Park Seo-bo, “Ecriture”


“Untitled,” by Gulam Rasool Santosh


A quiet space created in front of “The Dead Christ with Angels,” by Rosso Fiorentino (who happens to be my daughter Kellin’s favorite 16th century painter)


Closer view of Rosso


One wall of the Mark Rothko exhibit

8 Replies to “Finding the Forgotten Note”

  1. Deborah, there are countless nuances in one’s senses. There seem to be various places in the neuroscience brain that register fragments of what we think of as a whole picture. Imagine what merry mayhem an artist could make of those. (OK, I am.) I also believe that every second we take in a firehose of information and select our world from out of that. The entire wallop of wholly ‘open to the senses’ would be overloaded madness. Our filters define us. Think Mondrian, think Courbet.

  2. deborahbarlow says:

    So cool having a friend like you Sloan. Thanks for this.

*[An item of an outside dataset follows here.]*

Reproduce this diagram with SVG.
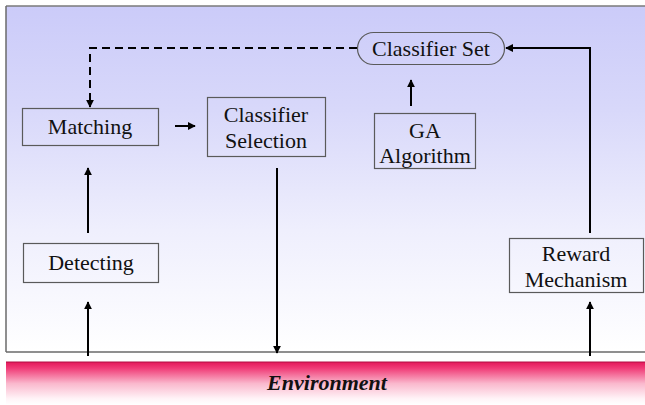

  3. “Many, in this divisive moment have engaged directly and powerfully with the social and political issues of our age. No less powerful or relevant, however, are the works that can lead us beyond the unsettled present: to places of respite, contemplation, transcendence, stillness.” Leads me to wonder if in addition to engaged and non-engaged art, there can be also art encompassing both, somehow holding apart in unworldly equilibrium the entire dispute in which we are caught, the opposing rows of teeth in a bear trap about to spring but held apart as in a meditation by some higher power of mind. –Andrew

  4. deborahbarlow says:

    Ah, the power of dialectic thinking! Only you could have written this: “art encompassing both, somehow holding apart in unworldly equilibrium the entire dispute in which we are caught, the opposing rows of teeth in a bear trap about to spring but held apart as in a meditation by some higher power of mind.” Your idea provokes me even though I am not sure where I would even begin. Usually the best place to do that is from right where you are, right now… Thank you AK for this comment.

  5. this is so much part of how i approach my own arts… thank you yet again

  6. Beautiful sharing Deborah. Thank you so much. I just wish you were able to take a photo of every exhibit so I could enjoy all these artworks. I thirst for exhibitions like this here in Australia. Mx

  7. Yes, yes, yes! Thank you for this post. No time left for irony, anxiety, et all. Find the joy in the stillness.